Show that \(\ {Lt}_{x \rightarrow \infty} \frac{e^x-e^{-x}}{e^x+e^{-x}}\) = 1 and \(\ {Lt}_{x \rightarrow-\infty} \frac{e^x-e^{-x}}{e^x+e^{-x}}\) = – 1.
Solution:
\(\ {Lt}_{x \rightarrow \infty} \frac{e^x-e^{-x}}{e^x+e^{-x}}\) (\(\frac{\infty}{\infty}\) form)
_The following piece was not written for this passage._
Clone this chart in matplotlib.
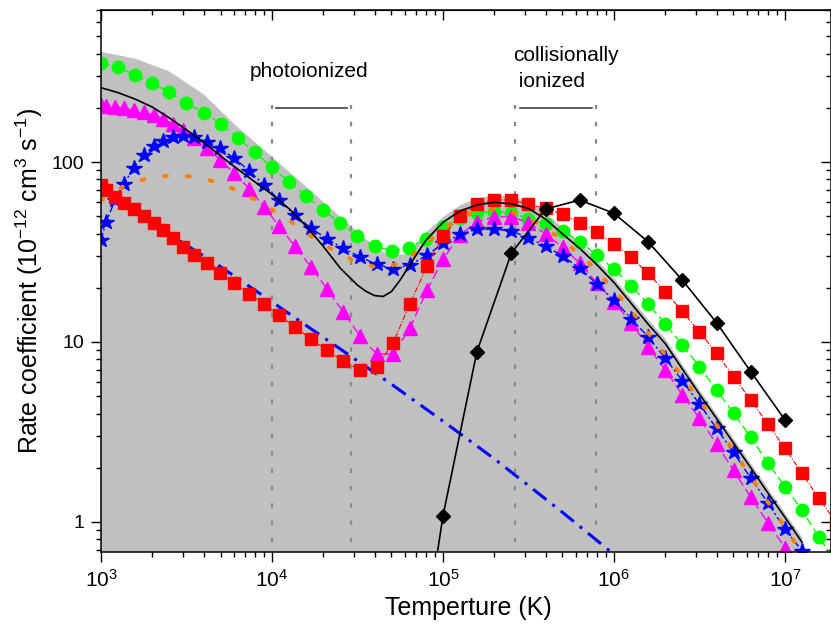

= \(\ {Lt}_{x \rightarrow \infty} \frac{e^x\left(1-e^{-2 x}\right)}{e^x\left(1+e^{-2 x}\right)}\)
= \(\ {Lt}_{x \rightarrow \infty} \frac{1-e^{-2 x}}{1+e^{-2 x}}\)
= \(\frac{1-0}{1+0}\) = 1
[as x → ∞, e^-2x → e^{– ∞} = \(\frac{1}{e^{\infty}}\) = 0]
and \(\ {Lt}_{x \rightarrow-\infty} \frac{e^x-e^{-x}}{e^x+e^{-x}}\)
= \(\ {Lt}_{x \rightarrow-\infty} \frac{e^{2 x}-1}{e^{2 x}+1}\)
= \(\frac{0-1}{0+1}\)
= 1.